The teachings of the present disclosure may be used in a variety of well operations. These operations may involve using one or more treatment agents to treat a formation, the fluids resident in a formation, a wellbore, and/or equipment in the wellbore, such as production tubing. The treatment agents may be in the form of liquids, gases, solids, semi-solids, and mixtures thereof. Illustrative treatment agents include, but are not limited to, fracturing fluids, acids, steam, water, brine, anti-corrosion agents, cement, permeability modifiers, drilling muds, emulsifiers, demulsifiers, tracers, flow improvers etc. Illustrative well operations include, but are not limited to, hydraulic fracturing, stimulation, tracer injection, cleaning, acidizing, steam injection, water flooding, cementing, etc.
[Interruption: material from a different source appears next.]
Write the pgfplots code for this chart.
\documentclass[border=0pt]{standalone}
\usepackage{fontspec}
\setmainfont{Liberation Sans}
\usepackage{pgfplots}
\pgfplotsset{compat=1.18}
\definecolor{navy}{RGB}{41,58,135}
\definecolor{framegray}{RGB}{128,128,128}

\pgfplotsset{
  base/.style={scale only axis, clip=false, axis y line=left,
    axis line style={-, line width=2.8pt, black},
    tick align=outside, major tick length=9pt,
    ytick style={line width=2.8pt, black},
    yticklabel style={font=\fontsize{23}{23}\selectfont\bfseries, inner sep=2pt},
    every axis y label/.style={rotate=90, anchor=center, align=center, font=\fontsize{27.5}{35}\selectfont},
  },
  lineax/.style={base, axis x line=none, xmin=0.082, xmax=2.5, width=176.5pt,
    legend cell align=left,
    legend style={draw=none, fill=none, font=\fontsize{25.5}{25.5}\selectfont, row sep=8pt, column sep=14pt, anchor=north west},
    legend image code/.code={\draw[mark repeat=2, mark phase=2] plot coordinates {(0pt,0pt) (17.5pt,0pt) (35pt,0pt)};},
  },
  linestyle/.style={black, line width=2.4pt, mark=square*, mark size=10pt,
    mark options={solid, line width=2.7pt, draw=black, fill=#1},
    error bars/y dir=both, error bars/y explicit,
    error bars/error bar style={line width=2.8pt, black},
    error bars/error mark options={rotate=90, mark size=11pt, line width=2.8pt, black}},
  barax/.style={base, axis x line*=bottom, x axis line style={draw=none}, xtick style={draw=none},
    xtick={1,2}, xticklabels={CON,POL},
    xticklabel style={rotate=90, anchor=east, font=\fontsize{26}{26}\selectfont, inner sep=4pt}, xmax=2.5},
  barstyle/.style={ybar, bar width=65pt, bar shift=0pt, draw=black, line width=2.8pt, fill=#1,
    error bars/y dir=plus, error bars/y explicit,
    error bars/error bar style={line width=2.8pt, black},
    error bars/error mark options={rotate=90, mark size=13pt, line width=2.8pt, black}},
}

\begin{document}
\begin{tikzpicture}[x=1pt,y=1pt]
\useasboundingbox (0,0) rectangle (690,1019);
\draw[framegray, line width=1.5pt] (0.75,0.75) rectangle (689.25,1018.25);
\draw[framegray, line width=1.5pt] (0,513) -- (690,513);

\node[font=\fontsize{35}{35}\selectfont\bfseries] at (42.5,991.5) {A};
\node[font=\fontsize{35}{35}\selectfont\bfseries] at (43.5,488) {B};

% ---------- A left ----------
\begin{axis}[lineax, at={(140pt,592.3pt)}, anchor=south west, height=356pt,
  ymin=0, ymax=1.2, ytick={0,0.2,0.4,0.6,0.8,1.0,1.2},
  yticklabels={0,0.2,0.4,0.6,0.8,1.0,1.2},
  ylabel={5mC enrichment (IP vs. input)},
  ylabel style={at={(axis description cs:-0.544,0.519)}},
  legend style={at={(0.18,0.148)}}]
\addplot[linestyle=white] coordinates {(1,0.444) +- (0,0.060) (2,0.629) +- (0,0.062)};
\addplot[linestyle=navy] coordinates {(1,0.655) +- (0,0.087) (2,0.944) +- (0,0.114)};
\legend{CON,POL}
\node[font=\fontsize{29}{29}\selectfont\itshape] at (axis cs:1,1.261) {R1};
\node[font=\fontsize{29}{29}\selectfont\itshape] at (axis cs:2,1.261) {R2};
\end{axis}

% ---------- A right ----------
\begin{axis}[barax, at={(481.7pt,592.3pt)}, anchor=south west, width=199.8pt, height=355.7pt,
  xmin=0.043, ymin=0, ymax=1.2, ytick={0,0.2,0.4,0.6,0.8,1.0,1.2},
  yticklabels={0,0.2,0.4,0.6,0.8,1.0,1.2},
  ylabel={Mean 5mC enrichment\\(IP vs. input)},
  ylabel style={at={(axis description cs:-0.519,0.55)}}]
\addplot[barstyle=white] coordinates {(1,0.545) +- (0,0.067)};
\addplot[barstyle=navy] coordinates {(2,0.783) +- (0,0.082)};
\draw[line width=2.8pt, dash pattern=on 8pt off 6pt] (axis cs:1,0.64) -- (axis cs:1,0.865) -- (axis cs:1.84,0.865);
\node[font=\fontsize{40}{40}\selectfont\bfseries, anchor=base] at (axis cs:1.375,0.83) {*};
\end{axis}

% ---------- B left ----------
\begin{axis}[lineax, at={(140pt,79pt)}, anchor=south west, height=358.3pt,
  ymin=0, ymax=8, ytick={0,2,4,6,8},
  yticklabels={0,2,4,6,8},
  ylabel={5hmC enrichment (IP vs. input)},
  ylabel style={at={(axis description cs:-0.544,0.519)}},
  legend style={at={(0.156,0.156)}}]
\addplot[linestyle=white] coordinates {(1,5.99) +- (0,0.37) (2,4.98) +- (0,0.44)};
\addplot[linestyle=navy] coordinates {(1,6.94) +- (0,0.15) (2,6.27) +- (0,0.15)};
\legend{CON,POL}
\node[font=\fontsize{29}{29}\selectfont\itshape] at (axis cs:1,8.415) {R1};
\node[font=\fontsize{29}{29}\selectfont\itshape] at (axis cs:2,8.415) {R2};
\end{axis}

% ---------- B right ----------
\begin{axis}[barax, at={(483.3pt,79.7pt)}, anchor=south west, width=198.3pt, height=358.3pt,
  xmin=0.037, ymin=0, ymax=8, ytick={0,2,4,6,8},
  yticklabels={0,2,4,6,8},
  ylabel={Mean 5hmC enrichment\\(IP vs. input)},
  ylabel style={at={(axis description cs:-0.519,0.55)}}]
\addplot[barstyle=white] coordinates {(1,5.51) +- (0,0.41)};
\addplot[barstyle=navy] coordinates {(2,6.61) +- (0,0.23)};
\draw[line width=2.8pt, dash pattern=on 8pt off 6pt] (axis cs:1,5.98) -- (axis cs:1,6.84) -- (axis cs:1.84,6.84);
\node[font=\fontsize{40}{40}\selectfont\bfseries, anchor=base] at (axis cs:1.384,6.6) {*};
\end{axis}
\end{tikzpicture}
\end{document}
While the invention has been described with reference to an exemplary embodiment or embodiments, it will be understood by those skilled in the art that various changes may be made and equivalents may be substituted for elements thereof without departing from the scope of the invention. In addition, many modifications may be made to adapt a particular situation or material to the teachings of the invention without departing from the essential scope thereof. Therefore, it is intended that the invention not be limited to the particular embodiment disclosed as the best mode contemplated for carrying out this invention, but that the invention will include all embodiments falling within the scope of the claims. Also, in the drawings and the description, there have been disclosed exemplary embodiments of the invention and, although specific terms may have been employed, they are unless otherwise stated used in a generic and descriptive sense only and not for purposes of limitation, the scope of the invention therefore not being so limited.